Defining Learning Styles and Strategies

 Learning Styles and Learning Strategies

 

Sometimes styles and strategies seem to be used as synonym, which is very confusing, so let me start by giving a short definition for each of them:

  

Ø      Cognitive style is a term describing the quite permanent, partly inhereted and partly learned way the individual thinks, how s/he perceives and stores / recalls information from the memory.

 

Ø     Learning style is the personal approach to learning and strongly related to the existing cognitive style. It describes the particular way individual approaches learning tasks or  information in order to solve problems. While cognitive style is very enduring, our learning style can vary somewhat during life, because it derives from our worldview and beliefs.

 

Ø      Learning strategy is the term used to describe the very specific actions learners intentionally or automatically take when they are faced learning tasks.

 

Some people seem to possess good learning skills by nature, either because of their good thinking and analyzing skills, or because of their excellent memory.

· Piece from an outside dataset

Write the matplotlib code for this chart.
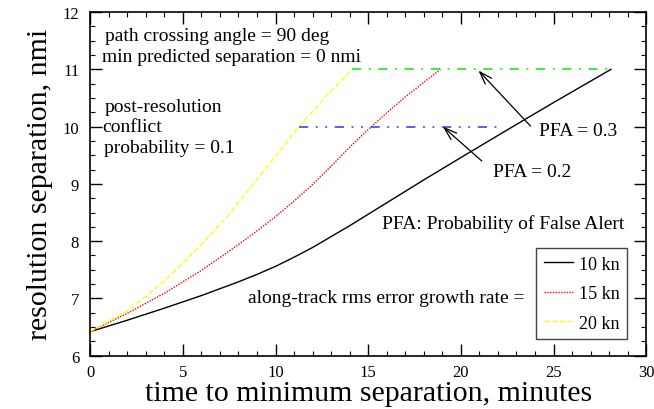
import matplotlib
matplotlib.use('Agg')
import matplotlib.pyplot as plt
from matplotlib.ticker import MultipleLocator

plt.rcParams['font.family'] = ['Liberation Serif', 'DejaVu Serif']

# along-track rms error growth rate = 10 kn
t10 = [0, 2, 4, 6, 8, 9, 10, 11, 12, 14, 16, 18, 20, 22.8, 25, 28.1]
s10 = [6.42, 6.62, 6.83, 7.05, 7.29, 7.42, 7.56, 7.72, 7.89, 8.27, 8.67, 9.07, 9.46, 10.0, 10.42, 11.0]
# 15 kn
t15 = [0, 2, 4, 6, 8, 9, 10, 11, 12, 13, 14, 15, 16, 17, 18.9]
s15 = [6.42, 6.74, 7.09, 7.49, 7.94, 8.18, 8.43, 8.70, 8.99, 9.31, 9.64, 9.95, 10.24, 10.52, 11.0]
# 20 kn
t20 = [0, 2, 4, 6, 7.5, 9, 10, 11.27, 12.7, 14.14]
s20 = [6.42, 6.78, 7.30, 7.94, 8.47, 9.08, 9.49, 10.0, 10.52, 11.0]

# PFA levels
t_pfa2 = [11.27, 22.3]
s_pfa2 = [10, 10]
t_pfa3 = [14.14, 28.1]
s_pfa3 = [11, 11]

labels = ['10 kn', '15 kn', '20 kn']

fig = plt.figure(figsize=(6.54, 4.10), dpi=100)
ax = fig.add_axes([0.138, 0.130, 0.850, 0.838])

ax.plot(t10, s10, color='black', lw=1, label=labels[0])
ax.plot(t15, s15, color='red', lw=1, ls=(0, (1, 1)), label=labels[1])
ax.plot(t20, s20, color='#ffff00', lw=1, ls=(0, (3.6, 2)), label=labels[2])
ax.plot(t_pfa2, s_pfa2, color='#3030ff', lw=1.1, ls=(0, (6, 5, 1.2, 5, 1.2, 5)))
ax.plot(t_pfa3, s_pfa3, color='#00f000', lw=1.1, ls=(0, (6, 5, 1.2, 5)))

ax.set_xlim(0, 30)
ax.set_ylim(6, 12)
ax.xaxis.set_major_locator(MultipleLocator(5))
ax.xaxis.set_minor_locator(MultipleLocator(1))
ax.yaxis.set_major_locator(MultipleLocator(1))
ax.yaxis.set_minor_locator(MultipleLocator(0.25))
ax.tick_params(which='both', direction='in', top=True, right=True)
ax.tick_params(which='major', length=8.4, width=1, labelsize=12)
ax.tick_params(axis='x', which='major', pad=6)
ax.tick_params(axis='y', which='major', pad=8)
ax.tick_params(which='minor', length=3.6, width=0.8)
for sp in ax.spines.values():
    sp.set_linewidth(1.2)

ax.set_xlabel('time to minimum separation, minutes', fontsize=21.5, labelpad=0)
ax.set_ylabel('resolution separation, nmi', fontsize=21.5, labelpad=7)

ax.text(0.79, 11.59, 'path crossing angle = 90 deg', fontsize=14, va='center')
ax.text(0.61, 11.22, 'min predicted separation = 0 nmi', fontsize=14, va='center')
ax.text(0.75, 10.36, 'post-resolution', fontsize=14, va='center')
ax.text(0.65, 10.0, 'conflict', fontsize=14, va='center')
ax.text(0.75, 9.63, 'probability = 0.1', fontsize=14, va='center')

ax.text(24.2, 9.93, 'PFA = 0.3', fontsize=14, va='center')
ax.text(21.72, 9.21, 'PFA = 0.2', fontsize=14, va='center')
ax.text(15.72, 8.32, 'PFA: Probability of False Alert', fontsize=14, va='center')
ax.text(23.45, 7.02, 'along-track rms error growth rate =', fontsize=14, va='center', ha='right')

arrow = dict(arrowstyle='->,head_length=0.65,head_width=0.22', lw=0.9, color='black',
             shrinkA=0, shrinkB=0)
ax.annotate('', xy=(20.95, 10.98), xytext=(23.76, 10.01), arrowprops=arrow, fontsize=14)
ax.annotate('', xy=(19.03, 10.0), xytext=(21.13, 9.40), arrowprops=arrow, fontsize=14)

leg = ax.legend(loc='lower right', bbox_to_anchor=(0.965, 0.0486), borderaxespad=0,
                fontsize=13, fancybox=False, edgecolor='#444444', framealpha=1,
                handlelength=1.65, handletextpad=0.3, labelspacing=0.7, borderpad=0.4)
leg.get_frame().set_linewidth(1)

fig.savefig('out.png', dpi=100)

Even for those people the education about learning strategies/metacognitive skills is very beneficial, because intentionally chosen strategies work better in different situations. It would be insane to try to memorize every single detail about the world history, as you can easily look things up from a book or the internet, just as it would be insane not to memorize the alphabet or multiplication table. The same strategy just won't work in every situation. Good learning strategies are the chosen tools for successful learning. There will be more about strategies in the tab of meta-cognitive tools.

 

Not to teach students about good learning strategies would be almost equivalent to abandoning them into woods without relevant survival skills. The constant flow of (mis)information that surrounds us in everyday life is thick like a jungle, and easily leads us astray. Our mental capacity provides us with compensatory skills, though, so the lack of study skills is not as obvious as the lack of survival skills would be in the woods. But, why not help students learn good study and self-assessment skills from the start?